Abstract
The atmospheric and oceanic causes of mixed layer heat variations in the South China Sea (SCS) are examined using data from six long-lived Array for Real-time Geostrophic Oceanography (Argo) floats. The mixed layer heat budget along each float trajectory is evaluated based on direct measurements, satellite and reanalysis datasets. Our results suggest that the mixed layer heat balance in the SCS has distinct spatial and seasonal variations. The amplitude of all terms in the mixed layer heat budget equation is significantly larger in the northern SCS than in the southern SCS, especially in winter. In the northern SCS, the mixed layer heat budget is controlled by the local surface heat flux and horizontal advection terms in winter, and the net heat flux term in summer. In the western and southeastern SCS, the mixed layer heat budget is dominated by the net surface heat flux in both winter and summer. Further analysis shows that in the SCS, surface shortwave radiation and geostrophic heat advection are major contributors to net heat flux and horizontal advection, respectively. Unlike the net heat flux and horizontal advection, the vertical entrainment is a sink term in general. The rate of mixed layer deepening is the most important factor in the entrainment rate, and a barrier layer may decrease the temperature difference between the bottom of the mixed layer and the water beneath. Residual analysis suggests that the residual term in the equation is due to the inexact calculation of heat geostrophic advection, other missing terms, and unresolved physical ocean dynamic processes.
Highlights
The South China Sea (SCS) is the largest marginal sea in East Asian waters and connects the western Pacific Ocean and eastern Indian Ocean by the South China Sea throughflow [1] through the deep Luzon Strait, which impacts significantly on the heat [2] and salinity [3,4,5,6] balance in the SCS with the intrusion of Kuroshio
We focus on mixed layer heat variations in different areas of the SCS and evaluate the contributions of different terms to the mixed layer heat budget
It is difficult to close the heat budget based on observational data [1,32], the tendency of the monthly mean sum of terms is consistent with the rate of mixed layer heat storage
Summary
The South China Sea (SCS) is the largest marginal sea in East Asian waters and connects the western Pacific Ocean and eastern Indian Ocean by the South China Sea throughflow [1] through the deep Luzon Strait, which impacts significantly on the heat [2] and salinity [3,4,5,6] balance in the SCS with the intrusion of Kuroshio.

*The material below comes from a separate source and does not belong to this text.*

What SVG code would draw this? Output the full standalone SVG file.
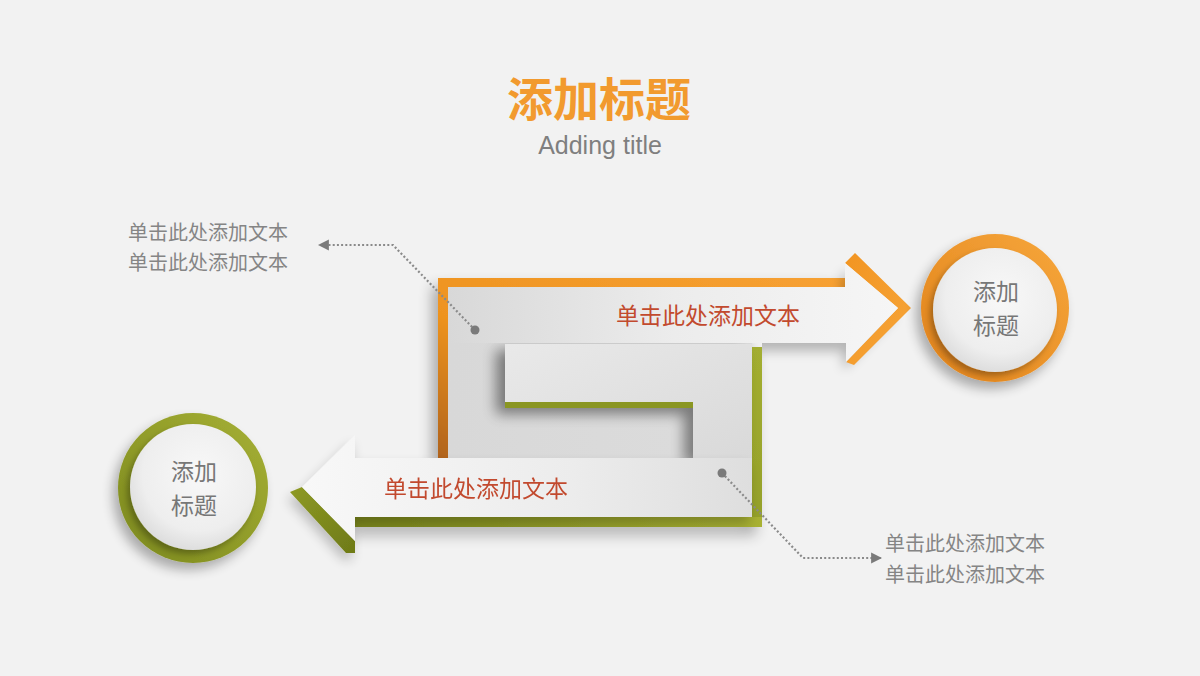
<svg xmlns="http://www.w3.org/2000/svg" width="1200" height="676" viewBox="0 0 1200 676">
<defs>
<style>
.cjk{font-family:"Noto Sans CJK SC","Noto Sans",sans-serif;}
.side{font-size:20px;fill:#858585;}
.arrtxt{font-size:23px;fill:#C24A2E;}
.circtxt{font-size:23px;fill:#777777;text-anchor:middle;}
.dot{fill:#7a7a7a;}
.conn{fill:none;stroke:#8a8a8a;stroke-width:2.2;stroke-dasharray:2 2.2;}
</style>
<filter id="ds" x="-20%" y="-25%" width="140%" height="160%">
<feGaussianBlur in="SourceAlpha" stdDeviation="7"/>
<feOffset dx="-6" dy="8"/>
<feComponentTransfer><feFuncA type="linear" slope="0.3"/></feComponentTransfer>
<feMerge><feMergeNode/><feMergeNode in="SourceGraphic"/></feMerge>
</filter>
<filter id="inner" x="-20%" y="-30%" width="140%" height="160%">
<feGaussianBlur in="SourceAlpha" stdDeviation="7"/>
<feOffset dx="-9" dy="6"/>
<feComponentTransfer><feFuncA type="linear" slope="0.45"/></feComponentTransfer>
<feMerge><feMergeNode/><feMergeNode in="SourceGraphic"/></feMerge>
</filter>
<filter id="blur6" x="-30%" y="-50%" width="160%" height="200%">
<feGaussianBlur stdDeviation="6"/>
</filter>
<filter id="arrsh" x="-20%" y="-30%" width="140%" height="170%">
<feGaussianBlur in="SourceAlpha" stdDeviation="6"/>
<feOffset dx="-3" dy="7"/>
<feComponentTransfer><feFuncA type="linear" slope="0.22"/></feComponentTransfer>
<feMerge><feMergeNode/><feMergeNode in="SourceGraphic"/></feMerge>
</filter>
<filter id="csh" x="-30%" y="-30%" width="160%" height="160%">
<feGaussianBlur in="SourceAlpha" stdDeviation="6"/>
<feOffset dx="-5" dy="7"/>
<feComponentTransfer><feFuncA type="linear" slope="0.3"/></feComponentTransfer>
<feMerge><feMergeNode/><feMergeNode in="SourceGraphic"/></feMerge>
</filter>
<filter id="ish" x="-20%" y="-20%" width="140%" height="140%">
<feGaussianBlur in="SourceAlpha" stdDeviation="3"/>
<feOffset dx="-3" dy="4"/>
<feComponentTransfer><feFuncA type="linear" slope="0.3"/></feComponentTransfer>
<feMerge><feMergeNode/><feMergeNode in="SourceGraphic"/></feMerge>
</filter>
<clipPath id="rightOf"><rect x="762" y="200" width="300" height="250"/></clipPath>
<linearGradient id="orL" x1="1" y1="0" x2="0" y2="1">
<stop offset="0" stop-color="#F7A133"/>
<stop offset="0.6" stop-color="#EE931F"/>
<stop offset="1" stop-color="#B0631A"/>
</linearGradient>
<linearGradient id="orH" x1="0" y1="0" x2="1" y2="1">
<stop offset="0" stop-color="#F29522"/>
<stop offset="1" stop-color="#F6A53A"/>
</linearGradient>
<linearGradient id="grH" x1="0" y1="0" x2="1" y2="0">
<stop offset="0" stop-color="#7A861C"/>
<stop offset="1" stop-color="#A8B133"/>
</linearGradient>
<linearGradient id="grV" x1="0" y1="0" x2="0" y2="1">
<stop offset="0" stop-color="#A3AE30"/>
<stop offset="1" stop-color="#94A02A"/>
</linearGradient>
<linearGradient id="grHead" x1="0" y1="0" x2="1" y2="1">
<stop offset="0" stop-color="#8E9A24"/>
<stop offset="1" stop-color="#6E7A18"/>
</linearGradient>
<linearGradient id="base" x1="0" y1="0" x2="1" y2="0">
<stop offset="0" stop-color="#d8d8d8"/>
<stop offset="1" stop-color="#dcdcdc"/>
</linearGradient>
<linearGradient id="mid" x1="0" y1="0" x2="1" y2="1">
<stop offset="0" stop-color="#e9e9e9"/>
<stop offset="1" stop-color="#d9d9d9"/>
</linearGradient>
<linearGradient id="topArr" x1="448" y1="0" x2="900" y2="0" gradientUnits="userSpaceOnUse">
<stop offset="0" stop-color="#d8d8d8"/>
<stop offset="0.5" stop-color="#ececec"/>
<stop offset="1" stop-color="#f6f6f6"/>
</linearGradient>
<linearGradient id="botArr" x1="0" y1="0" x2="1" y2="0">
<stop offset="0" stop-color="#f8f8f8"/>
<stop offset="0.6" stop-color="#ececec"/>
<stop offset="1" stop-color="#dedede"/>
</linearGradient>
<linearGradient id="ringO" x1="1" y1="0" x2="0" y2="1">
<stop offset="0" stop-color="#F7A73C"/>
<stop offset="1" stop-color="#E0821A"/>
</linearGradient>
<linearGradient id="ringG" x1="1" y1="0" x2="0" y2="1">
<stop offset="0" stop-color="#A6B034"/>
<stop offset="1" stop-color="#7C891E"/>
</linearGradient>
<radialGradient id="face" cx="0.55" cy="0.4" r="0.6">
<stop offset="0" stop-color="#f8f8f8"/>
<stop offset="0.75" stop-color="#eeeeee"/>
<stop offset="1" stop-color="#dedede"/>
</radialGradient>
<marker id="ah" viewBox="0 0 10 10" refX="9" refY="5" markerWidth="5" markerHeight="6" markerUnits="strokeWidth" orient="auto">
<path d="M0,0 L10,5 L0,10 Z" fill="#7a7a7a"/>
</marker>
</defs>

<rect width="1200" height="676" fill="#F2F2F2"/>

<g id="title">
<text class="cjk" x="599" y="116" font-size="46" font-weight="bold" fill="#F29A2E" text-anchor="middle">添加标题</text>
<text x="600" y="154" font-family="'Liberation Sans',Arial,sans-serif" font-size="25" fill="#7f7f7f" text-anchor="middle">Adding title</text>
</g>

<g id="s-shape">
<g filter="url(#ds)">
<path d="M438,278 H845 V287 H448 V458 H438 Z" fill="url(#orL)"/>
<rect x="752" y="347" width="10" height="180" fill="url(#grV)"/>
<rect x="355" y="517" width="407" height="10" fill="url(#grH)"/>
<rect x="448" y="287" width="304" height="171" fill="url(#base)"/>
</g>
<g filter="url(#inner)">
<path d="M505,344 H752 V458 H693 V402 H505 Z" fill="url(#mid)"/>
<rect x="505" y="402" width="188" height="6" fill="#8A9624"/>
</g>
<g id="top-arrow">
<g clip-path="url(#rightOf)">
<path d="M740,300 H845 V263 L898,308 L846,362 V343 H740 Z" fill="#000" opacity="0.25" transform="translate(-3,8)" filter="url(#blur6)"/>
</g>
<path d="M855,253 L911,308 L854,365 L846,362 L898,308 L845,263 Z" fill="url(#orH)"/>
<path d="M448,287 H845 V263 L898,308 L846,362 V343 H448 Z" fill="url(#topArr)"/>
<text class="cjk arrtxt" x="616" y="324">单击此处添加文本</text>
</g>
<g id="bottom-arrow" filter="url(#arrsh)">
<path d="M302,487 L355,541 V553 H346 L290,492 Z" fill="url(#grHead)"/>
<path d="M752,458 H355 V435 L302,487 L355,541 V517 H752 Z" fill="url(#botArr)"/>
<text class="cjk arrtxt" x="384" y="497">单击此处添加文本</text>
</g>
</g>

<g id="circle-orange">
<circle cx="995" cy="308" r="74" fill="url(#ringO)" filter="url(#csh)"/>
<circle cx="995" cy="310" r="62" fill="url(#face)" filter="url(#ish)"/>
<text class="cjk circtxt" x="996" y="300">添加</text>
<text class="cjk circtxt" x="996" y="334">标题</text>
</g>

<g id="circle-green">
<circle cx="193" cy="488" r="75" fill="url(#ringG)" filter="url(#csh)"/>
<circle cx="193" cy="487" r="63" fill="url(#face)" filter="url(#ish)"/>
<text class="cjk circtxt" x="194" y="480">添加</text>
<text class="cjk circtxt" x="194" y="514">标题</text>
</g>

<g id="text-top-left">
<text class="cjk side" x="128" y="240">单击此处添加文本</text>
<text class="cjk side" x="128" y="270">单击此处添加文本</text>
</g>

<g id="text-bottom-right">
<text class="cjk side" x="885" y="551">单击此处添加文本</text>
<text class="cjk side" x="885" y="582">单击此处添加文本</text>
</g>

<g id="connectors">
<path class="conn" d="M475,330 L393,245 L319,245" marker-end="url(#ah)"/>
<circle class="dot" cx="475" cy="330" r="4.5"/>
<path class="conn" d="M722,473 L803,558 L881,558" marker-end="url(#ah)"/>
<circle class="dot" cx="722" cy="473" r="4.5"/>
</g>
</svg>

The variability of sea surface temperatures (SSTs) in the SCS has a strong seasonal cycle signal, which is maximum in summer and minimum in winter. SSTs over the SCS display a pattern of cold waters in the western basin while comparatively warm water in the eastern basin. Currents in the SCS have a strong seasonal characteristic, which is related closely to monsoon. The monsoon over the SCS is southwesterly in summer but northeasterly in winter [9] This leads to a basin-scale upper ocean circulation in the SCS [10,11]: In summer a double gyre with the cyclonic circulation in the northern SCS and the anticyclonic circulation in the southern basin; in winter a cyclonic gyre over the basin with the strong Western Boundary Currents (WBC)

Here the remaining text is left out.